The two agencies also will look at future school needs. Pleasanton has just approved rezoning land in Hacienda Business Park for another 850 housing units as part of its obligation to meet state requirements for additional low- to middle-income units. With 3,000 units on the state's mandatory housing unit list for Pleasanton in the next few years, both the city and school district need to look at how many school-age children might move into these units and how and where they will be educated. Hacienda, where many of the additional units will likely be located, has no elementary school. Long-range plans may call for moving the school site once intended for Vineyard Avenue near Ruby Hill to Hacienda to accommodate future growth.

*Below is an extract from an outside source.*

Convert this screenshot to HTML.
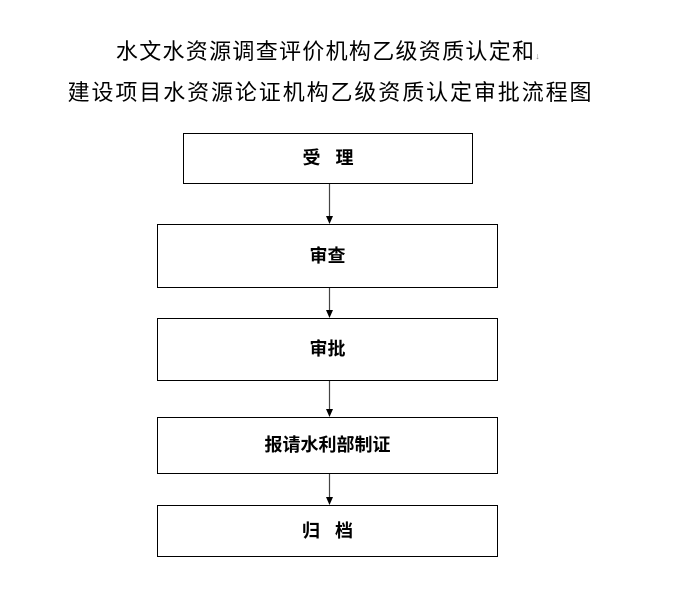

Even though these joint meetings are held just once a year, a city-school liaison committee meets monthly. This keeps both taxing districts connected on ongoing issues and opportunities, which has given Pleasanton city-financed gymnasiums at all three middle schools, new soccer fields at Donlon Elementary and a city-financed restoration of the Amador Theater, which is available to the drama groups at both Foothill and Amador Valley high schools. Pleasanton is fortunate in having a unified school district whose boundaries are roughly the same as the city's, making joint City Council-school district meetings such as the one Monday both possible and productive.
The meeting starts at 7 p.m. in the school district's board room.